WHAT YOU SHOULD DO — Will you repeat only the lines from the one with "Write the matplotlib code for this chart." through the one with "import matplotlib.pyplot as plt", both included, leaving every picture out?
——
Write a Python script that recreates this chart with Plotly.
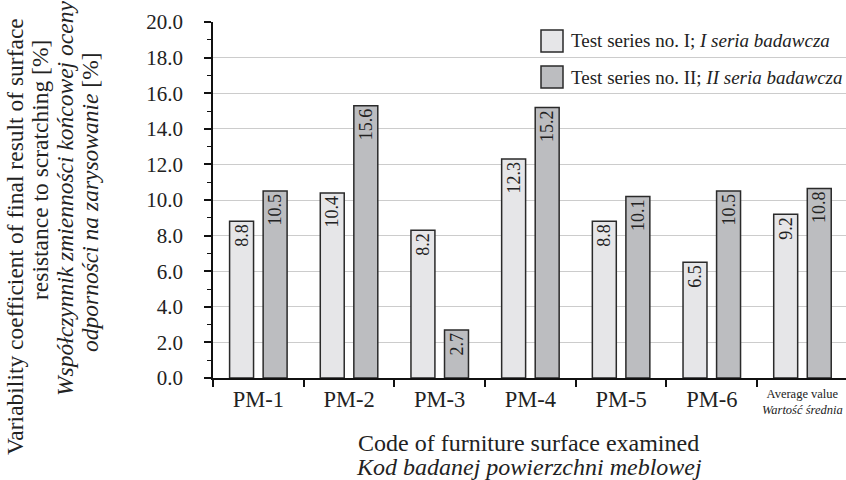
import plotly.graph_objects as go

# ---- data ----
categories = ["PM-1", "PM-2", "PM-3", "PM-4", "PM-5", "PM-6", "Average value"]
tick_labels = ["PM-1", "PM-2", "PM-3", "PM-4", "PM-5", "PM-6", ""]
series_1_name = "Test series no. I; <i>I seria badawcza</i>"
series_2_name = "Test series no. II; <i>II seria badawcza</i>"
series_1_values = [8.8, 10.4, 8.3, 12.3, 8.8, 6.5, 9.2]
series_2_values = [10.5, 15.3, 2.7, 15.2, 10.2, 10.5, 10.65]
series_1_labels = ["8.8", "10.4", "8.2", "12.3", "8.8", "6.5", "9.2"]
series_2_labels = ["10.5", "15.6", "2.7", "15.2", "10.1", "10.5", "10.8"]

FONT = "Liberation Serif"
W, H = 846, 480
L, R, T, B = 213, 0, 22, 102
PW, PH = W - L - R, H - T - B


def px_x(px):
    return (px - L) / PW


def px_y(py):
    return (H - B - py) / PH


fig = go.Figure()
fig.add_trace(go.Bar(
    x=categories, y=series_1_values, name=series_1_name,
    marker=dict(color="#e6e6e8", line=dict(color="#2a2a2a", width=1.5)),
    text=series_1_labels, textposition="inside", insidetextanchor="end",
    textangle=-90, constraintext="none",
    textfont=dict(family=FONT, size=18, color="#222222"),
    showlegend=False,
))
fig.add_trace(go.Bar(
    x=categories, y=series_2_values, name=series_2_name,
    marker=dict(color="#bcbdc0", line=dict(color="#2a2a2a", width=1.5)),
    text=series_2_labels, textposition="inside", insidetextanchor="end",
    textangle=-90, constraintext="none",
    textfont=dict(family=FONT, size=18, color="#222222"),
    showlegend=False,
))

shapes = []
annotations = []

# manual legend
legend_items = [(series_1_name, "#e6e6e8", 41), (series_2_name, "#bcbdc0", 77)]
for name, color, cy in legend_items:
    shapes.append(dict(
        type="rect", xref="paper", yref="paper",
        x0=px_x(541), x1=px_x(563), y0=px_y(cy + 11), y1=px_y(cy - 11),
        fillcolor=color, line=dict(color="#2a2a2a", width=1.5), layer="above",
    ))
    annotations.append(dict(
        text=name, xref="paper", yref="paper", x=px_x(569), y=px_y(cy),
        xanchor="left", yanchor="middle", showarrow=False,
        font=dict(family=FONT, size=19, color="#222222"),
    ))

# average value tick label
annotations.append(dict(
    text="Average value<br><i>Wartość średnia</i>", xref="x", yref="paper",
    x=categories[-1], y=px_y(402), xanchor="center", yanchor="middle",
    showarrow=False, font=dict(family=FONT, size=12.5, color="#222222"),
))

# x axis title
annotations.append(dict(
    text="Code of furniture surface examined", xref="paper", yref="paper",
    x=px_x(528), y=px_y(443), xanchor="center", yanchor="middle",
    showarrow=False, font=dict(family=FONT, size=24, color="#222222"),
))
annotations.append(dict(
    text="<i>Kod badanej powierzchni meblowej</i>", xref="paper", yref="paper",
    x=px_x(529), y=px_y(467), xanchor="center", yanchor="middle",
    showarrow=False, font=dict(family=FONT, size=24, color="#222222"),
))

# y axis title lines
ytitle_lines = [
    ("Variability coefficient of final result of surface", 15, 237),
    ("resistance to scratching [%]", 40, 170),
    ("<i>Współczynnik zmienności końcowej oceny</i>", 65, 199),
    ("<i>odporności na zarysowanie</i> [%]", 90, 202),
]
for txt, cx, cy in ytitle_lines:
    annotations.append(dict(
        text=txt, xref="paper", yref="paper", x=px_x(cx), y=px_y(cy),
        xanchor="center", yanchor="middle", textangle=-90, showarrow=False,
        font=dict(family=FONT, size=23.5, color="#222222"),
    ))

fig.update_layout(
    width=W, height=H,
    margin=dict(l=L, r=R, t=T, b=B, pad=0),
    paper_bgcolor="white", plot_bgcolor="white",
    barmode="group", bargap=0.26, bargroupgap=0.286,
    font=dict(family=FONT, size=21, color="#222222"),
    shapes=shapes, annotations=annotations,
    showlegend=False,
    xaxis=dict(
        type="category", range=[-0.5, 6.48],
        tickmode="array", tickvals=categories, ticktext=tick_labels,
        tickson="boundaries", ticks="outside", ticklen=7, tickwidth=1.5,
        tickcolor="#111111", showline=True, linecolor="#111111", linewidth=1.5,
        showgrid=False, tickfont=dict(family=FONT, size=22.5, color="#222222"),
    ),
    yaxis=dict(
        range=[0, 20], dtick=2, tick0=0, tickformat=".1f",
        ticks="outside", ticklen=7, tickwidth=1.5, tickcolor="#111111",
        showline=True, linecolor="#111111", linewidth=1.5,
        showgrid=True, gridcolor="#cccccc", gridwidth=1, zeroline=False,
        minor=dict(dtick=1, ticks="outside", ticklen=4, tickwidth=1.2,
                   tickcolor="#111111", showgrid=False),
        tickfont=dict(family=FONT, size=21, color="#222222"),
        ticklabelstandoff=17,
    ),
)

fig.write_html("out.html", config={"displayModeBar": False},
               post_script="document.body.style.margin='0px';")
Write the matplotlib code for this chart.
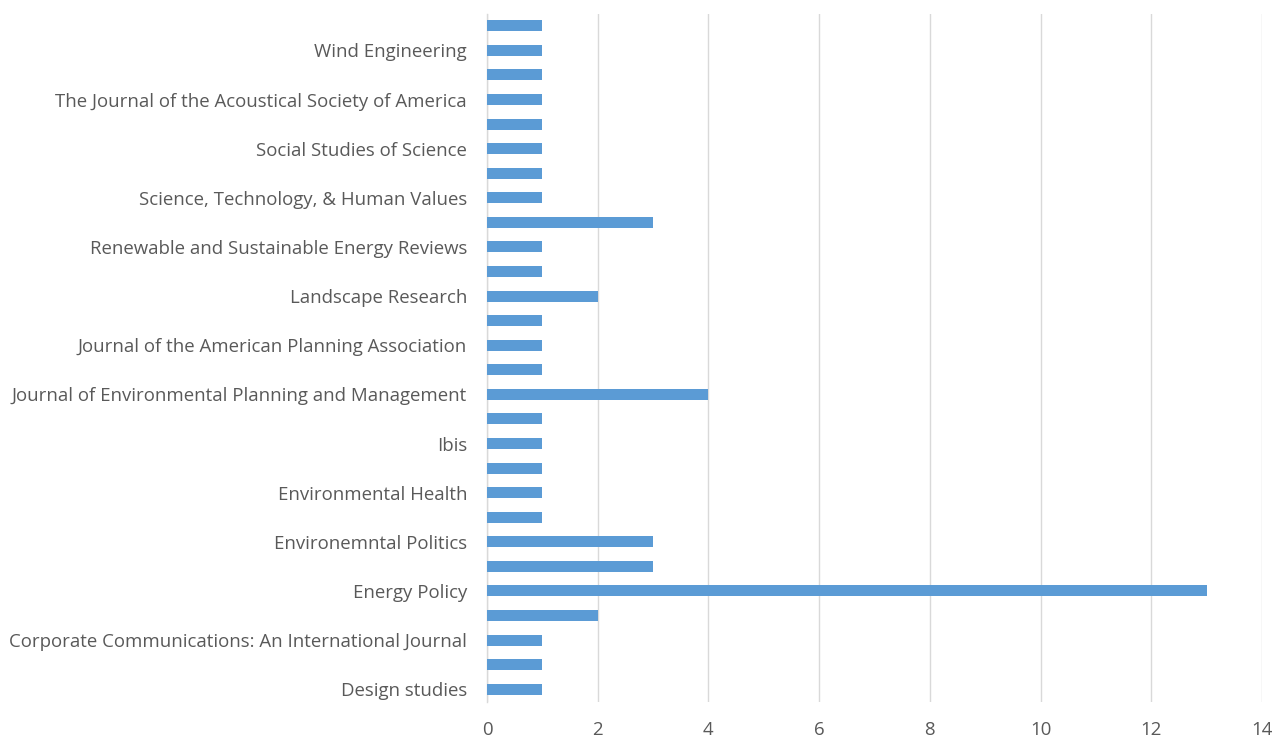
import matplotlib
matplotlib.use("Agg")
import matplotlib.pyplot as plt

# Categories from bottom to top (unlabeled categories shown as empty strings)
categories = [
    "Design studies", "",
    "Corporate Communications: An International Journal", "",
    "Energy Policy", "",
    "Environemntal Politics", "",
    "Environmental Health", "",
    "Ibis", "",
    "Journal of Environmental Planning and Management", "",
    "Journal of the American Planning Association", "",
    "Landscape Research", "",
    "Renewable and Sustainable Energy Reviews", "",
    "Science, Technology, & Human Values", "",
    "Social Studies of Science", "",
    "The Journal of the Acoustical Society of America", "",
    "Wind Engineering", "",
]
values = [1, 1, 1, 2, 13, 3, 3, 1, 1, 1, 1, 1, 4, 1,
          1, 1, 2, 1, 1, 3, 1, 1, 1, 1, 1, 1, 1, 1]
x_ticks = [0, 2, 4, 6, 8, 10, 12, 14]

plt.rcParams['font.family'] = ['Open Sans', 'DejaVu Sans']

fig = plt.figure(figsize=(12.77, 7.40), dpi=100)
ax = fig.add_axes([487/1277, 1 - 701.5/740, (1262-487)/1277, (701.5-13.5)/740])

pos = list(range(len(categories)))
ax.barh(pos, values, height=0.45, color="#5B9BD5", zorder=3)

ax.set_xlim(0, 14)
ax.set_ylim(-0.5, len(categories) - 0.5)
ax.set_xticks(x_ticks)
ax.set_xticklabels([str(t) for t in x_ticks], fontsize=13.4, color="#595959")
ax.set_yticks(pos)
ax.set_yticklabels(categories, fontsize=13.4, color="#595959")
ax.tick_params(axis='both', length=0)
ax.tick_params(axis='y', pad=14.4)
ax.tick_params(axis='x', pad=14)

ax.grid(axis='x', color="#D9D9D9", linewidth=1, zorder=0)
for s in ["top", "right", "bottom"]:
    ax.spines[s].set_visible(False)
ax.spines["left"].set_color("#D9D9D9")
ax.spines["left"].set_linewidth(1)

fig.savefig("out.png", dpi=100, facecolor="white")
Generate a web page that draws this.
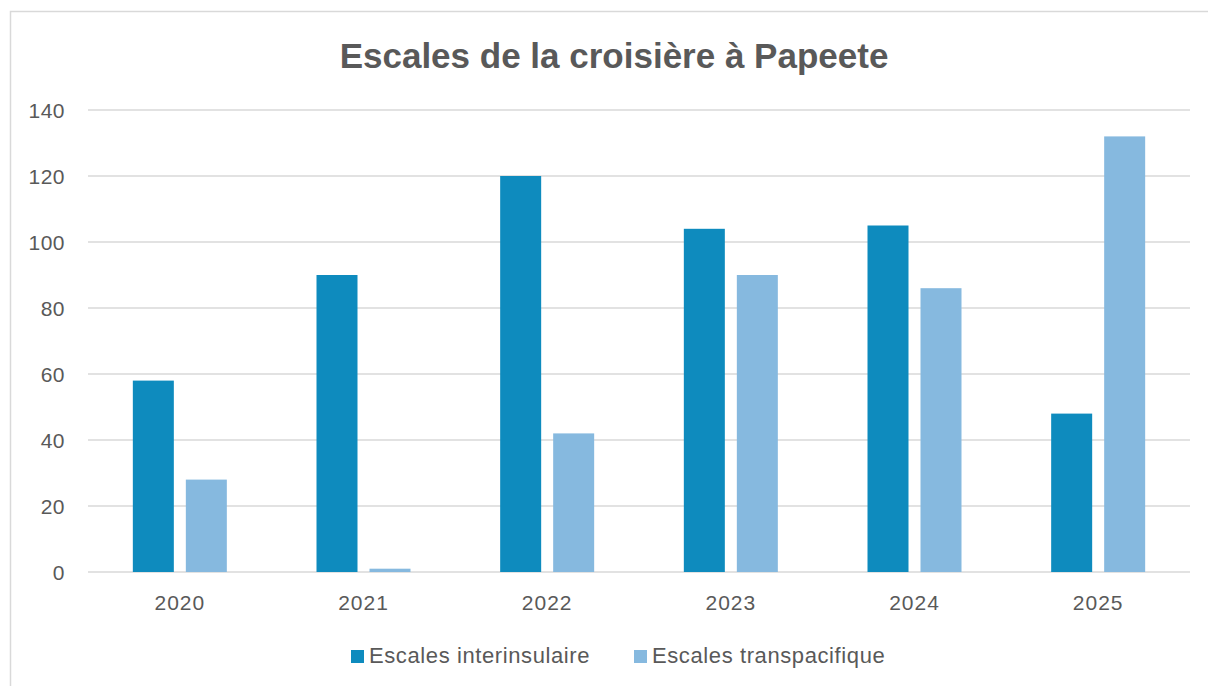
<!DOCTYPE html>
<html>
<head>
<meta charset="utf-8">
<script src="https://cdn.jsdelivr.net/npm/d3@7"></script>
<style>
  body { margin: 0; background: #fff; }
  text { font-family: "Liberation Sans", Arial, sans-serif; fill: #595959; }
</style>
</head>
<body>
<div id="chart"></div>
<script>
let years = ['2020', '2021', '2022', '2023', '2024', '2025']
let interinsulaire = [58, 90, 120, 104, 105, 48]
let transpacifique = [28, 1, 42, 90, 86, 132]
let seriesNames = ['Escales interinsulaire', 'Escales transpacifique']
let yTicks = [0, 20, 40, 60, 80, 100, 120, 140]

let width = 1208
let height = 686
let margin = { top: 110, left: 88, right: 18, bottom: 114 }

let svg = d3
  .select('#chart')
  .append('svg')
  .attr('width', width)
  .attr('height', height)

// outer frame
svg
  .append('rect')
  .attr('x', 10.5)
  .attr('y', 11.5)
  .attr('width', 1210)
  .attr('height', 700)
  .attr('fill', '#fff')
  .attr('stroke', '#d9d9d9')
  .attr('stroke-width', 1.5)

svg
  .append('text')
  .attr('x', 614)
  .attr('y', 68)
  .attr('text-anchor', 'middle')
  .attr('font-size', 35)
  .attr('font-weight', 'bold')
  .text('Escales de la croisière à Papeete')

let x = d3
  .scaleBand()
  .domain(years)
  .range([margin.left, width - margin.right])

let y = d3
  .scaleLinear()
  .domain([0, 140])
  .range([height - margin.bottom, margin.top])

let g = svg.append('g')

// gridlines
g.selectAll('.grid')
  .data(yTicks)
  .enter()
  .append('line')
  .attr('class', 'grid')
  .attr('x1', margin.left)
  .attr('x2', width - margin.right)
  .attr('y1', d => y(d))
  .attr('y2', d => y(d))
  .attr('stroke', '#d9d9d9')
  .attr('stroke-width', 1.5)

g.selectAll('.ylabel')
  .data(yTicks)
  .enter()
  .append('text')
  .attr('class', 'ylabel')
  .attr('x', 65)
  .attr('y', d => y(d))
  .attr('dy', '0.36em')
  .attr('text-anchor', 'end')
  .attr('font-size', 21)
  .attr('letter-spacing', 0.5)
  .text(d => d)

g.selectAll('.xlabel')
  .data(years)
  .enter()
  .append('text')
  .attr('class', 'xlabel')
  .attr('x', d => x(d) + x.bandwidth() / 2)
  .attr('y', 610)
  .attr('text-anchor', 'middle')
  .attr('font-size', 21)
  .attr('letter-spacing', 1)
  .text(d => d)

let barW = 41
let gap = 12
let colors = ['#0e8bbe', '#86b9df']
let series = [interinsulaire, transpacifique]

series.forEach((vals, i) => {
  g.selectAll('.bar' + i)
    .data(vals)
    .enter()
    .append('rect')
    .attr('class', 'bar' + i)
    .attr('x', (d, j) => {
      let c = x(years[j]) + x.bandwidth() / 2
      return i === 0 ? c - gap / 2 - barW : c + gap / 2
    })
    .attr('y', d => y(d))
    .attr('width', barW)
    .attr('height', d => y(0) - y(d))
    .attr('fill', colors[i])
})

// legend
let legendX = [351, 634]
seriesNames.forEach((name, i) => {
  svg
    .append('rect')
    .attr('x', legendX[i])
    .attr('y', 650)
    .attr('width', 13)
    .attr('height', 13)
    .attr('fill', colors[i])
  svg
    .append('text')
    .attr('x', legendX[i] + 18)
    .attr('y', 663)
    .attr('font-size', 22)
    .attr('letter-spacing', 0.6)
    .text(name)
})
</script>
</body>
</html>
——
CORRECT RESULT —
Write the matplotlib code for this chart.
import matplotlib
matplotlib.use("Agg")
import matplotlib.pyplot as plt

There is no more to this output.